start

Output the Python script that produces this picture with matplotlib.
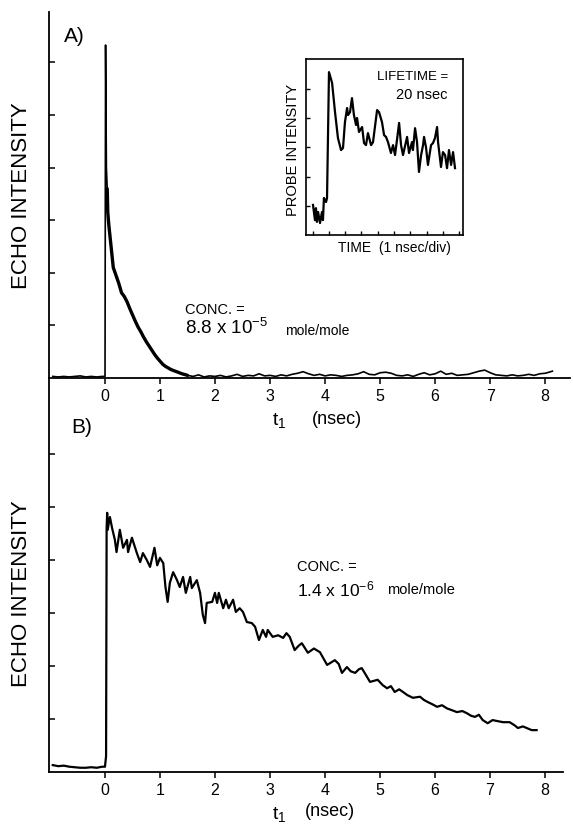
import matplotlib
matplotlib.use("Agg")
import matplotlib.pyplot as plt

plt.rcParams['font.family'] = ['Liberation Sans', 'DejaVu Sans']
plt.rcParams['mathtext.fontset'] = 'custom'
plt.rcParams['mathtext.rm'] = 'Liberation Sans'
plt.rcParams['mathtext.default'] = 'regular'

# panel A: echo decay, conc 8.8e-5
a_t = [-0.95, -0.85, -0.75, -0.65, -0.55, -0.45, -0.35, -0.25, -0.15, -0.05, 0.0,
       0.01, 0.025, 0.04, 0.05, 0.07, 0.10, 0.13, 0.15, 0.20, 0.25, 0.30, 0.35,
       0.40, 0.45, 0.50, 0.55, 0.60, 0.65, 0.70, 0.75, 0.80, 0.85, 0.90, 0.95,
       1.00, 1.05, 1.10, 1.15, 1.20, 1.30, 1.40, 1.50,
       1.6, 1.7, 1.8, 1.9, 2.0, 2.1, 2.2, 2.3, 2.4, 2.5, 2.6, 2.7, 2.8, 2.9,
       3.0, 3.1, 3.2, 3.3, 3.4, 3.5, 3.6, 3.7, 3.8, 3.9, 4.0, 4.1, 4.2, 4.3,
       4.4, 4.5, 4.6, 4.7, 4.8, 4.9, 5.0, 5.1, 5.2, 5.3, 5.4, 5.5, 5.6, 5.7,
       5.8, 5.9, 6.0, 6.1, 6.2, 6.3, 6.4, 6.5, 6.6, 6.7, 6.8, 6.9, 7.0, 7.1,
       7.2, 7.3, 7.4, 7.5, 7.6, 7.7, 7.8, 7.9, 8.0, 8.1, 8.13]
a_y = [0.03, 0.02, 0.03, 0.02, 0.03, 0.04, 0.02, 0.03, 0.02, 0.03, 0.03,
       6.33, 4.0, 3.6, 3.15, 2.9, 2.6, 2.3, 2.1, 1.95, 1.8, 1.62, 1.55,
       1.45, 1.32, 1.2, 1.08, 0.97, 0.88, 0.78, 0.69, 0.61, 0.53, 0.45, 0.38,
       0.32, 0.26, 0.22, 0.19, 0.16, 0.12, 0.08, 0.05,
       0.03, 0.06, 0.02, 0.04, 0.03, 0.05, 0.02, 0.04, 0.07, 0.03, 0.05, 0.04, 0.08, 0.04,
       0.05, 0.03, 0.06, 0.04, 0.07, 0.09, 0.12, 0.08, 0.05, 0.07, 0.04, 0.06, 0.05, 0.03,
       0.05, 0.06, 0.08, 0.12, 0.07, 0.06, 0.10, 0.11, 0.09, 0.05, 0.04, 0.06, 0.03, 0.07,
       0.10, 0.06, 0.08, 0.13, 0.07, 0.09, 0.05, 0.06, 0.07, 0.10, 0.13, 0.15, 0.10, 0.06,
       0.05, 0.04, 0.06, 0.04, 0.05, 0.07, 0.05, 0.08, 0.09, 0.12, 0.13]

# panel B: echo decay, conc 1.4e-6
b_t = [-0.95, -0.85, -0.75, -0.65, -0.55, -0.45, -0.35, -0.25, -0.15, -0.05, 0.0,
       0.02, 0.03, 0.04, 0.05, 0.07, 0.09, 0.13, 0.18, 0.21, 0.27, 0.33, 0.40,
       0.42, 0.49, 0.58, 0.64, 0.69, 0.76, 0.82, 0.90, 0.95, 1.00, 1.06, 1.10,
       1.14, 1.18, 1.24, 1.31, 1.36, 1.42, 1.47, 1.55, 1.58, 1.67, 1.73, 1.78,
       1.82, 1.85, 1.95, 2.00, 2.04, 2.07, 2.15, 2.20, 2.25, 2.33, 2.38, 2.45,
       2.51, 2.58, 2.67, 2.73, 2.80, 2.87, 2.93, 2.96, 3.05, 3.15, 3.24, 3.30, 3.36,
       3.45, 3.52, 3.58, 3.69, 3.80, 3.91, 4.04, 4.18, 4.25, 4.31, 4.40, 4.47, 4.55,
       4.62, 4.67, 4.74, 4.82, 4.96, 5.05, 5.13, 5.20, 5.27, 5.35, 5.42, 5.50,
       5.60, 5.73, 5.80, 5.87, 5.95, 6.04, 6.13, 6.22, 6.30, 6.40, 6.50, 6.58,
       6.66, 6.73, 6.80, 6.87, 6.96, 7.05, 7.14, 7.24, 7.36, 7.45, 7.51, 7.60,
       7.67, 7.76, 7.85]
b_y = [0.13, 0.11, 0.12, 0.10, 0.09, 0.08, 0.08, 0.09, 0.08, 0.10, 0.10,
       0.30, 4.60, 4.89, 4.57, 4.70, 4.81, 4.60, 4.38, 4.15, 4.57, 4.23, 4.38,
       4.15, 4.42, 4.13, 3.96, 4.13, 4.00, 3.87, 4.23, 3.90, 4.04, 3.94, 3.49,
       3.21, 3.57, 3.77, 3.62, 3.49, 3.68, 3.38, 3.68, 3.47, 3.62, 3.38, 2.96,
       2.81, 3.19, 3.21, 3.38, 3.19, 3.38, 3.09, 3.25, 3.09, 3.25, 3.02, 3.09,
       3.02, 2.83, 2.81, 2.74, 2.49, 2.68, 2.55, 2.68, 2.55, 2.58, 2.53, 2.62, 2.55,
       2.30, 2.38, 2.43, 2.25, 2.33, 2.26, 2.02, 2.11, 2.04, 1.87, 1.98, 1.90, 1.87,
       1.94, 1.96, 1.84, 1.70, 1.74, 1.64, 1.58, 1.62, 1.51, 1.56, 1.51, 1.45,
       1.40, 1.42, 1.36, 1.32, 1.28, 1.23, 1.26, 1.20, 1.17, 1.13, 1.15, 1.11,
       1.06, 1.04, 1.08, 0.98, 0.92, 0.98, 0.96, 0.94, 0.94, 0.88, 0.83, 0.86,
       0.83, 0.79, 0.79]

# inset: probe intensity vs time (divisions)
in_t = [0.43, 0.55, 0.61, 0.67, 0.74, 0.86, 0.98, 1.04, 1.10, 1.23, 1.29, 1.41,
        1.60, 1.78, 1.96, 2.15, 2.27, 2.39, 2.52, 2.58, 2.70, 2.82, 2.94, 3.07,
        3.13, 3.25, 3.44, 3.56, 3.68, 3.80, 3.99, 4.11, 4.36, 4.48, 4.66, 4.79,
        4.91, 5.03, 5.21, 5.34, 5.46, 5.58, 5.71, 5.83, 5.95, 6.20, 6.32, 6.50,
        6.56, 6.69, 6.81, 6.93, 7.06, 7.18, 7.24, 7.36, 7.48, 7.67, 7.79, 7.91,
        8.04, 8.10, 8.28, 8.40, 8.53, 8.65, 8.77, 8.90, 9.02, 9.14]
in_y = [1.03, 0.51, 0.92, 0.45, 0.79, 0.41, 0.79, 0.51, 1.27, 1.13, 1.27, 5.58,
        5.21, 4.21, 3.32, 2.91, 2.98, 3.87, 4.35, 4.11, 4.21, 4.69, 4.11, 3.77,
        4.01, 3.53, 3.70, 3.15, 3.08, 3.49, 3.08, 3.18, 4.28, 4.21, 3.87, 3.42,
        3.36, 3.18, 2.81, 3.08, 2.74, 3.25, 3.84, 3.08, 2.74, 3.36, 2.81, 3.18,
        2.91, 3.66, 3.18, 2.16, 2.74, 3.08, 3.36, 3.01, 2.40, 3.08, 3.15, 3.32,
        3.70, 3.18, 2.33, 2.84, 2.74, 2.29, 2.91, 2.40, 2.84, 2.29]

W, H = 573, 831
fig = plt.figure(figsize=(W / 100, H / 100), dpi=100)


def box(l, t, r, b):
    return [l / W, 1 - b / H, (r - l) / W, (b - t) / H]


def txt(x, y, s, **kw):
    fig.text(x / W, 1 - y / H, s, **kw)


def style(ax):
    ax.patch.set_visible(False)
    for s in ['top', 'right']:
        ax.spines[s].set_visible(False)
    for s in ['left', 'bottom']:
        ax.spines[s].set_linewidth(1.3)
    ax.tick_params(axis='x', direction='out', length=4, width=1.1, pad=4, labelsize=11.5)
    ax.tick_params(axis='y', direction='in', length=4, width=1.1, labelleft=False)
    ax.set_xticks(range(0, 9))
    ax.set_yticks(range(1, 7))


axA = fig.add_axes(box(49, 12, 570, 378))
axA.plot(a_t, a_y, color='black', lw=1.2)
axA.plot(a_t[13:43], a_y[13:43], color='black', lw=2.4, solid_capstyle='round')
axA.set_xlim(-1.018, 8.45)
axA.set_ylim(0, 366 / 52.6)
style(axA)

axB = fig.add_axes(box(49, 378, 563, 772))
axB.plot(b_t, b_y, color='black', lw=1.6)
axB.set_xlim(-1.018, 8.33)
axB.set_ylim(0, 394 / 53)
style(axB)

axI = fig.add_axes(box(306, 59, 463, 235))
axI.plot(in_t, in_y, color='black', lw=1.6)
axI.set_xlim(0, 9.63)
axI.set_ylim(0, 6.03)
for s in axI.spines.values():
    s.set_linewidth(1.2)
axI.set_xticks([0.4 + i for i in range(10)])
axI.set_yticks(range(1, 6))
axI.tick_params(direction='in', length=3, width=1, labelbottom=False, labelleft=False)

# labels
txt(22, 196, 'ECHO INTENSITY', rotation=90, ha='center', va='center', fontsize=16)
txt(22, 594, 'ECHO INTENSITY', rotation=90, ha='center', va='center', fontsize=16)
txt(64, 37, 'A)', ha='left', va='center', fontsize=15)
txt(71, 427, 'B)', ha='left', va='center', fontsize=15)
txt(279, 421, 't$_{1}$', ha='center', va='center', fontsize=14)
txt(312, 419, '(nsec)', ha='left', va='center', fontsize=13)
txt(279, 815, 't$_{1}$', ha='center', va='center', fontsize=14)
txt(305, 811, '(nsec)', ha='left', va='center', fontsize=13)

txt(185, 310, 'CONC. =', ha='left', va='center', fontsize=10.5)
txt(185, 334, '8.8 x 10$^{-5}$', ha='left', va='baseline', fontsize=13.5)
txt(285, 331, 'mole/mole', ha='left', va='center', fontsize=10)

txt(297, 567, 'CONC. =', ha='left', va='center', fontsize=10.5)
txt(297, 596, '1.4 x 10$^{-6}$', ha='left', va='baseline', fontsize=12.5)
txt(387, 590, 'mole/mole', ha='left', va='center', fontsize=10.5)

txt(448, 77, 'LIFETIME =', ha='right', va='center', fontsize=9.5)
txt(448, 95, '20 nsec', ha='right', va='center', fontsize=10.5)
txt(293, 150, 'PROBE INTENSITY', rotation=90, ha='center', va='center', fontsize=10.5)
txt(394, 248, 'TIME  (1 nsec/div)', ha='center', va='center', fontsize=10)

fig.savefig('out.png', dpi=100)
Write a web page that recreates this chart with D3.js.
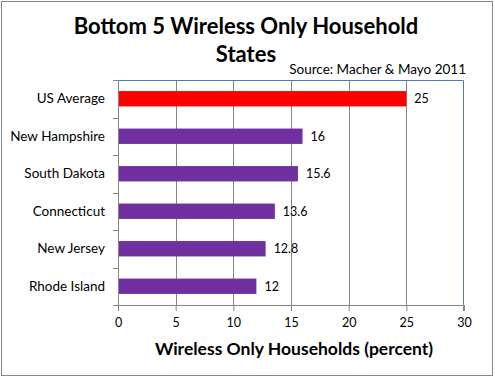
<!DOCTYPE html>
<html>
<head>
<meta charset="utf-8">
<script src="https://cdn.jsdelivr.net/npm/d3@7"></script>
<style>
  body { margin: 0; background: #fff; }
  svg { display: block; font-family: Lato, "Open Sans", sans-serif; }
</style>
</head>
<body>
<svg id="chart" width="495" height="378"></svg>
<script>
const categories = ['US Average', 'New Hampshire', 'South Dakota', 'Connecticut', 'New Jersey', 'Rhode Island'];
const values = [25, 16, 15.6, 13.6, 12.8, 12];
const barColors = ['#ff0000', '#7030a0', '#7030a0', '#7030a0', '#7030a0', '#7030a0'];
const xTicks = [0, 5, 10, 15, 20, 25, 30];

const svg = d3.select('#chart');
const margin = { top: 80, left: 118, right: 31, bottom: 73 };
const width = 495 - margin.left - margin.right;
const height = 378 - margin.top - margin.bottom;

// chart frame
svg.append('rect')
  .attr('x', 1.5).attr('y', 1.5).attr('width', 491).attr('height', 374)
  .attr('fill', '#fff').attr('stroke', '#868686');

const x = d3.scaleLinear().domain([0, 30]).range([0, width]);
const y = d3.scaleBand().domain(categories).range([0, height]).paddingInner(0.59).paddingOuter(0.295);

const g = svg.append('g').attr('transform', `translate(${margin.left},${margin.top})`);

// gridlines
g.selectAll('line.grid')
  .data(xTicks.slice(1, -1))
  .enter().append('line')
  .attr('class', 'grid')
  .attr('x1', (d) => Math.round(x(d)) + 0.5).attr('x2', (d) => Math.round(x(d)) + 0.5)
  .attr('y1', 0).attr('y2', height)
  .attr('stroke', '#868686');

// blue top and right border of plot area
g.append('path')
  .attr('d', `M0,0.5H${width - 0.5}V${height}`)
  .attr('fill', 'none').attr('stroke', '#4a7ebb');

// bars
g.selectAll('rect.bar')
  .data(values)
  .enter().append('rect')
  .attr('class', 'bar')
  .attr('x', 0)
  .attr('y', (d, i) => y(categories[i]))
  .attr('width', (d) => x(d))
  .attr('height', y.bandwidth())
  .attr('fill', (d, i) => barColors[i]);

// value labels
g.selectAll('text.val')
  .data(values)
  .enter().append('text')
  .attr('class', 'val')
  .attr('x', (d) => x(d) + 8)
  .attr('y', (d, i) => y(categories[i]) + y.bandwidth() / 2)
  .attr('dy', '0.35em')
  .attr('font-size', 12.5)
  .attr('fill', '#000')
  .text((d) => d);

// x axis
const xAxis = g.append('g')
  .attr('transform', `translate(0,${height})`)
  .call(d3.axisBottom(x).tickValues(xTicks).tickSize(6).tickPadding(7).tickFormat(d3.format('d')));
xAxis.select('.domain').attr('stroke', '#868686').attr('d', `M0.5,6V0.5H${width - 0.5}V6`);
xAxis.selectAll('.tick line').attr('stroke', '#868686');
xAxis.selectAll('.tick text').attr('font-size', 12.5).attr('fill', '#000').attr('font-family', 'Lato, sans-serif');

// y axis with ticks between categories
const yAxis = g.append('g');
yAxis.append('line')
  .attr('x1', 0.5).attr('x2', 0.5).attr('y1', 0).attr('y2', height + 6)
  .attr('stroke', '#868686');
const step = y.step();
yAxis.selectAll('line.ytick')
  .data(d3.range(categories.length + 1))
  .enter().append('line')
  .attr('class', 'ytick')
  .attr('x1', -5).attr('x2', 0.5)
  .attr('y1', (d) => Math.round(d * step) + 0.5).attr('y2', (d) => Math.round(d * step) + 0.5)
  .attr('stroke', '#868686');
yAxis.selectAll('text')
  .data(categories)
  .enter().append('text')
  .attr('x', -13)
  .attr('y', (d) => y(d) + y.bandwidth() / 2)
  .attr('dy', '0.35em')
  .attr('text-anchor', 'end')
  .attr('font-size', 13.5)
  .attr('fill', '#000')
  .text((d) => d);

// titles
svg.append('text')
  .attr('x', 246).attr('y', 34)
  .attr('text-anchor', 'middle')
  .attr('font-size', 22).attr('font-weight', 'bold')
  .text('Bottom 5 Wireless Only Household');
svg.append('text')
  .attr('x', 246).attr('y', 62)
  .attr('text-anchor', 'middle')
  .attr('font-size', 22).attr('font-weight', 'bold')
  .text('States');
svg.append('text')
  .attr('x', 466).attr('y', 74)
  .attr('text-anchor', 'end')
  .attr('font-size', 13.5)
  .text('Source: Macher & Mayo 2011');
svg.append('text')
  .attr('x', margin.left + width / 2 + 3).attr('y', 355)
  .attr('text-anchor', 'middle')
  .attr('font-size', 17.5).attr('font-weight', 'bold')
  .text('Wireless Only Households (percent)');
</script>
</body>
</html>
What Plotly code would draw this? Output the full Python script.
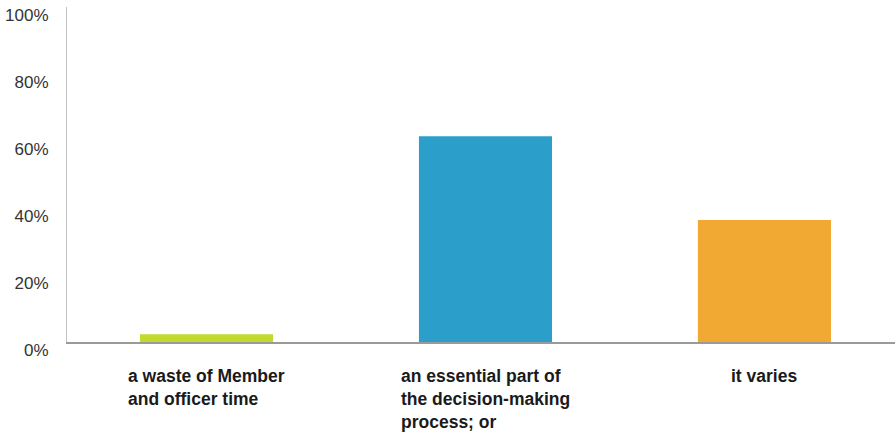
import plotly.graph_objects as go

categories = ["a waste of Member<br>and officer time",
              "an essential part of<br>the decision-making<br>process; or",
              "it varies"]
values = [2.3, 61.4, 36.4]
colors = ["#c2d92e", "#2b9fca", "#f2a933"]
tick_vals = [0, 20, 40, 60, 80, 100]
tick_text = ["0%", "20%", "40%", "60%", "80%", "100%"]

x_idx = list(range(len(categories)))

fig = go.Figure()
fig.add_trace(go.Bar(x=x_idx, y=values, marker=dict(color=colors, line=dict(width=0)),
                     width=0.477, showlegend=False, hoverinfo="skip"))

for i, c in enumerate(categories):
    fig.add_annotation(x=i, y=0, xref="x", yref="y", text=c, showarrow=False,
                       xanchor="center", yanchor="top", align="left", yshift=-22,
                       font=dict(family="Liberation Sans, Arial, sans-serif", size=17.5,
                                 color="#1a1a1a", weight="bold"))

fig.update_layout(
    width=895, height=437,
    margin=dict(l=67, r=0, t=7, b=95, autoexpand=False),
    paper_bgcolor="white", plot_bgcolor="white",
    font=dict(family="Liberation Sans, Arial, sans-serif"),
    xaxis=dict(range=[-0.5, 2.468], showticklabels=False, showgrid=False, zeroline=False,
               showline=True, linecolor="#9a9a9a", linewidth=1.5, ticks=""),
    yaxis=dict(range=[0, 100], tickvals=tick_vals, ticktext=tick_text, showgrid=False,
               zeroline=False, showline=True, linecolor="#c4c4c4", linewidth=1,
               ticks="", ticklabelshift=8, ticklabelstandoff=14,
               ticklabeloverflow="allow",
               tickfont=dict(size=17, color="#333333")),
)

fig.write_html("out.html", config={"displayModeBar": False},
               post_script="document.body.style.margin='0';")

end

Everything from the first line to the line with "0.09, 0.12, 0.13]" must be repeated exactly, and nothing else. Leave the pictures out.

Output the Python script that produces this picture with matplotlib.
import matplotlib
matplotlib.use("Agg")
import matplotlib.pyplot as plt

plt.rcParams['font.family'] = ['Liberation Sans', 'DejaVu Sans']
plt.rcParams['mathtext.fontset'] = 'custom'
plt.rcParams['mathtext.rm'] = 'Liberation Sans'
plt.rcParams['mathtext.default'] = 'regular'

# panel A: echo decay, conc 8.8e-5
a_t = [-0.95, -0.85, -0.75, -0.65, -0.55, -0.45, -0.35, -0.25, -0.15, -0.05, 0.0,
       0.01, 0.025, 0.04, 0.05, 0.07, 0.10, 0.13, 0.15, 0.20, 0.25, 0.30, 0.35,
       0.40, 0.45, 0.50, 0.55, 0.60, 0.65, 0.70, 0.75, 0.80, 0.85, 0.90, 0.95,
       1.00, 1.05, 1.10, 1.15, 1.20, 1.30, 1.40, 1.50,
       1.6, 1.7, 1.8, 1.9, 2.0, 2.1, 2.2, 2.3, 2.4, 2.5, 2.6, 2.7, 2.8, 2.9,
       3.0, 3.1, 3.2, 3.3, 3.4, 3.5, 3.6, 3.7, 3.8, 3.9, 4.0, 4.1, 4.2, 4.3,
       4.4, 4.5, 4.6, 4.7, 4.8, 4.9, 5.0, 5.1, 5.2, 5.3, 5.4, 5.5, 5.6, 5.7,
       5.8, 5.9, 6.0, 6.1, 6.2, 6.3, 6.4, 6.5, 6.6, 6.7, 6.8, 6.9, 7.0, 7.1,
       7.2, 7.3, 7.4, 7.5, 7.6, 7.7, 7.8, 7.9, 8.0, 8.1, 8.13]
a_y = [0.03, 0.02, 0.03, 0.02, 0.03, 0.04, 0.02, 0.03, 0.02, 0.03, 0.03,
       6.33, 4.0, 3.6, 3.15, 2.9, 2.6, 2.3, 2.1, 1.95, 1.8, 1.62, 1.55,
       1.45, 1.32, 1.2, 1.08, 0.97, 0.88, 0.78, 0.69, 0.61, 0.53, 0.45, 0.38,
       0.32, 0.26, 0.22, 0.19, 0.16, 0.12, 0.08, 0.05,
       0.03, 0.06, 0.02, 0.04, 0.03, 0.05, 0.02, 0.04, 0.07, 0.03, 0.05, 0.04, 0.08, 0.04,
       0.05, 0.03, 0.06, 0.04, 0.07, 0.09, 0.12, 0.08, 0.05, 0.07, 0.04, 0.06, 0.05, 0.03,
       0.05, 0.06, 0.08, 0.12, 0.07, 0.06, 0.10, 0.11, 0.09, 0.05, 0.04, 0.06, 0.03, 0.07,
       0.10, 0.06, 0.08, 0.13, 0.07, 0.09, 0.05, 0.06, 0.07, 0.10, 0.13, 0.15, 0.10, 0.06,
       0.05, 0.04, 0.06, 0.04, 0.05, 0.07, 0.05, 0.08, 0.09, 0.12, 0.13]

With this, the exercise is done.